Microstructure evolution and mechanical properties of Ti46.5Al2Cr1.8Nb-(W, B) alloys fabricated by spark plasma sintering and pulse current assisted isothermal forging

gamma-TiAl based alloys are promising materials for high-temperature components in aerospace applications. To enable good mechanical characteristics with optimized microstructures via a low-cost green manufacturing technology, alloys were fabricated via spark plasma sintering by adopting pre-alloyed powders and followed by pulse current assisted isothermal forging (PCAIF). The sintering temperature determined the phase transformation behavior and thus resulted in typical near gamma, duplex, near lamella, and fully lamella microstructures. Additionally, the multiscale microstructure which derived from the occurrence of dynamic recrystallization (DRX) in deformed powders during the densification process and the original powder boundaries (OPBs) deteriorated their mechanical properties, and could not be eliminated thoroughly by optimizing sintering parameters. After PCAIF, typical near gamma, duplex, and near lamella microstructures were obtained with increasing forging temperature.
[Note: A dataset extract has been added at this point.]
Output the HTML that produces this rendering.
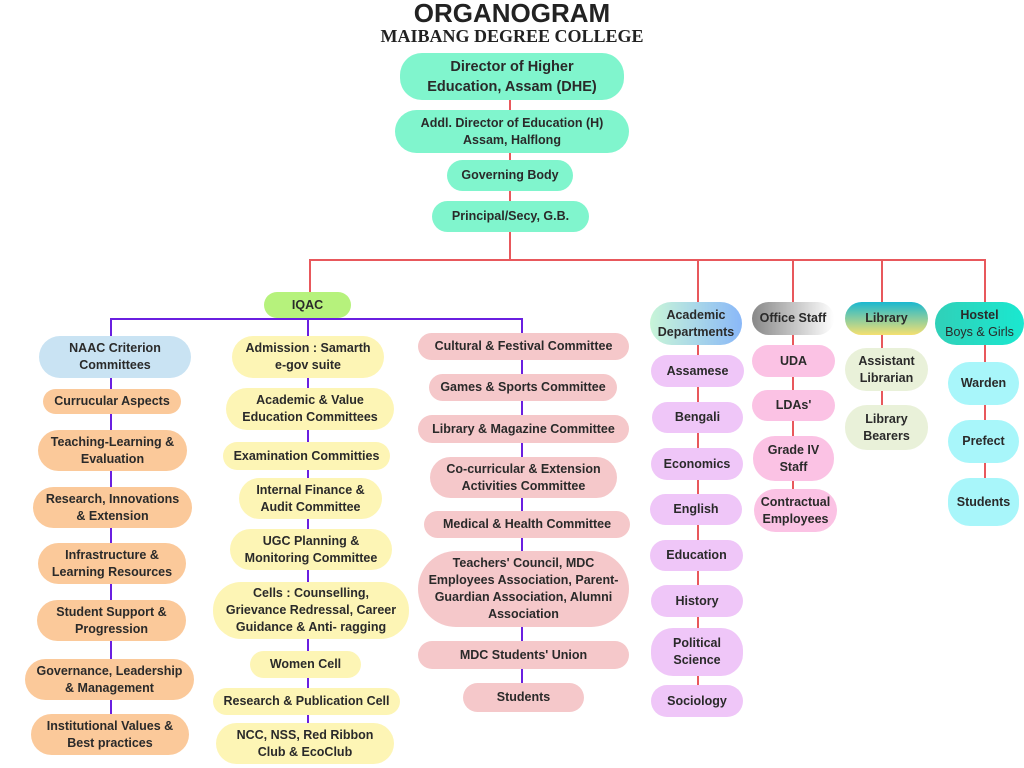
<!DOCTYPE html>
<html><head><meta charset="utf-8"><style>
body{margin:0;width:1024px;height:768px;background:#fff;position:relative;overflow:hidden;font-family:"Liberation Sans",sans-serif}
.b{position:absolute;display:flex;align-items:center;justify-content:center;text-align:center;border-radius:22px;font-weight:bold;font-size:12.5px;line-height:17px;color:#2a2a2a;box-sizing:border-box;padding:0 4px}
.l{position:absolute}
.r{background:#e8585c}
.p{background:#6a1fe0}
.t{background:#80f5cd}.o{background:#fbc99a}.y{background:#fdf5b5}.k{background:#f5c8ca}.v{background:#efc6f8}.m{background:#fbc2e4}
</style></head><body>
<div style="position:absolute;left:0;width:1024px;top:0;text-align:center;font-weight:bold;font-size:26px;line-height:26px;color:#222">ORGANOGRAM</div>
<div style="position:absolute;left:0;width:1024px;top:25px;text-align:center;font-weight:bold;font-size:18px;line-height:22px;font-family:'Liberation Serif',serif;color:#222">MAIBANG DEGREE COLLEGE</div>

<!-- lines -->
<div class="l r" style="left:509px;top:98px;width:2px;height:162px"></div>
<div class="l r" style="left:309px;top:259px;width:677px;height:2px"></div>
<div class="l r" style="left:309px;top:259px;width:2px;height:34px"></div>
<div class="l r" style="left:697px;top:259px;width:2px;height:450px"></div>
<div class="l r" style="left:792px;top:259px;width:2px;height:250px"></div>
<div class="l r" style="left:881px;top:259px;width:2px;height:170px"></div>
<div class="l r" style="left:984px;top:259px;width:2px;height:240px"></div>
<div class="l p" style="left:110px;top:318px;width:413px;height:2px"></div>
<div class="l p" style="left:110px;top:318px;width:2px;height:420px"></div>
<div class="l p" style="left:307px;top:318px;width:2px;height:420px"></div>
<div class="l p" style="left:521px;top:318px;width:2px;height:380px"></div>

<div class="b t" style="left:400px;top:53px;width:224px;height:47px;font-size:14.5px;line-height:20px">Director of Higher<br>Education, Assam (DHE)</div>
<div class="b t" style="left:395px;top:110px;width:234px;height:43px">Addl. Director of Education (H)<br>Assam, Halflong</div>
<div class="b t" style="left:447px;top:160px;width:126px;height:31px">Governing Body</div>
<div class="b t" style="left:432px;top:201px;width:157px;height:31px">Principal/Secy, G.B.</div>

<div class="b" style="left:264px;top:292px;width:87px;height:26px;background:#b6f27c">IQAC</div>

<div class="b" style="left:39px;top:336px;width:152px;height:42px;background:#c9e3f3">NAAC Criterion<br>Committees</div>
<div class="b o" style="left:43px;top:389px;width:138px;height:25px">Currucular Aspects</div>
<div class="b o" style="left:38px;top:430px;width:149px;height:41px">Teaching-Learning &amp;<br>Evaluation</div>
<div class="b o" style="left:33px;top:487px;width:159px;height:41px">Research, Innovations<br>&amp; Extension</div>
<div class="b o" style="left:38px;top:543px;width:148px;height:41px">Infrastructure &amp;<br>Learning Resources</div>
<div class="b o" style="left:37px;top:600px;width:149px;height:41px">Student Support &amp;<br>Progression</div>
<div class="b o" style="left:25px;top:659px;width:169px;height:41px">Governance, Leadership<br>&amp; Management</div>
<div class="b o" style="left:31px;top:714px;width:158px;height:41px">Institutional Values &amp;<br>Best practices</div>

<div class="b y" style="left:232px;top:336px;width:152px;height:42px">Admission : Samarth<br>e-gov suite</div>
<div class="b y" style="left:226px;top:388px;width:168px;height:42px">Academic &amp; Value<br>Education Committees</div>
<div class="b y" style="left:223px;top:442px;width:167px;height:28px">Examination Committies</div>
<div class="b y" style="left:239px;top:478px;width:143px;height:41px">Internal Finance &amp;<br>Audit Committee</div>
<div class="b y" style="left:230px;top:529px;width:162px;height:41px">UGC Planning &amp;<br>Monitoring Committee</div>
<div class="b y" style="left:213px;top:582px;width:196px;height:57px;border-radius:28px">Cells : Counselling,<br>Grievance Redressal, Career<br>Guidance &amp; Anti- ragging</div>
<div class="b y" style="left:250px;top:651px;width:111px;height:27px">Women Cell</div>
<div class="b y" style="left:213px;top:688px;width:187px;height:27px">Research &amp; Publication Cell</div>
<div class="b y" style="left:216px;top:723px;width:178px;height:41px">NCC, NSS, Red Ribbon<br>Club &amp; EcoClub</div>

<div class="b k" style="left:418px;top:333px;width:211px;height:27px">Cultural &amp; Festival Committee</div>
<div class="b k" style="left:429px;top:374px;width:188px;height:27px">Games &amp; Sports Committee</div>
<div class="b k" style="left:418px;top:415px;width:211px;height:28px">Library &amp; Magazine Committee</div>
<div class="b k" style="left:430px;top:457px;width:187px;height:41px">Co-curricular &amp; Extension<br>Activities Committee</div>
<div class="b k" style="left:424px;top:511px;width:206px;height:27px">Medical &amp; Health Committee</div>
<div class="b k" style="left:418px;top:551px;width:211px;height:76px;border-radius:38px">Teachers' Council, MDC<br>Employees Association, Parent-<br>Guardian Association, Alumni<br>Association</div>
<div class="b k" style="left:418px;top:641px;width:211px;height:28px">MDC Students' Union</div>
<div class="b k" style="left:463px;top:683px;width:121px;height:29px">Students</div>

<div class="b" style="left:650px;top:302px;width:92px;height:43px;background:linear-gradient(90deg,#c8f5d8,#8ab8f8)">Academic<br>Departments</div>
<div class="b v" style="left:651px;top:355px;width:93px;height:32px">Assamese</div>
<div class="b v" style="left:652px;top:402px;width:91px;height:31px">Bengali</div>
<div class="b v" style="left:651px;top:448px;width:92px;height:32px">Economics</div>
<div class="b v" style="left:650px;top:494px;width:92px;height:31px">English</div>
<div class="b v" style="left:650px;top:540px;width:93px;height:31px">Education</div>
<div class="b v" style="left:651px;top:585px;width:92px;height:32px">History</div>
<div class="b v" style="left:651px;top:628px;width:92px;height:48px">Political<br>Science</div>
<div class="b v" style="left:651px;top:685px;width:92px;height:32px">Sociology</div>

<div class="b" style="left:752px;top:302px;width:82px;height:33px;background:linear-gradient(90deg,#888,#fff)">Office Staff</div>
<div class="b m" style="left:752px;top:345px;width:83px;height:32px">UDA</div>
<div class="b m" style="left:752px;top:390px;width:83px;height:31px">LDAs'</div>
<div class="b m" style="left:753px;top:436px;width:81px;height:45px">Grade IV<br>Staff</div>
<div class="b m" style="left:754px;top:489px;width:83px;height:43px">Contractual<br>Employees</div>

<div class="b" style="left:845px;top:302px;width:83px;height:33px;background:linear-gradient(180deg,#1ab8d0,#f5e070)">Library</div>
<div class="b" style="left:845px;top:348px;width:83px;height:43px;background:#e9f1d9">Assistant<br>Librarian</div>
<div class="b" style="left:845px;top:405px;width:83px;height:45px;background:#e9f1d9">Library<br>Bearers</div>

<div style="position:absolute;left:935px;top:302px;width:89px;height:43px;background:linear-gradient(90deg,#30d0b8,#1ae8d0);border-radius:22px;text-align:center;font-size:12.5px;line-height:17px;color:#2a2a2a;box-sizing:border-box;padding-top:5px"><b>Hostel</b><br>Boys &amp; Girls</div>
<div class="b" style="left:948px;top:362px;width:71px;height:43px;background:#a8f6fa">Warden</div>
<div class="b" style="left:948px;top:420px;width:71px;height:43px;background:#a8f6fa">Prefect</div>
<div class="b" style="left:948px;top:478px;width:71px;height:48px;background:#a8f6fa">Students</div>
</body></html>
Particularly, the multiscale microstructure and OPBs were eliminated due to the collective occurrence of DRX. Therefore, when tensile tested at 800 degrees C, the fracture mechanism transformed from fracturing at the interface of multiscale microstructure or OPBs due to the stress concentration between the zone with large and small grain size into the micro-void development at the interfaces of deformation twin groups and the DRX grains, thus improved the elongation significantly.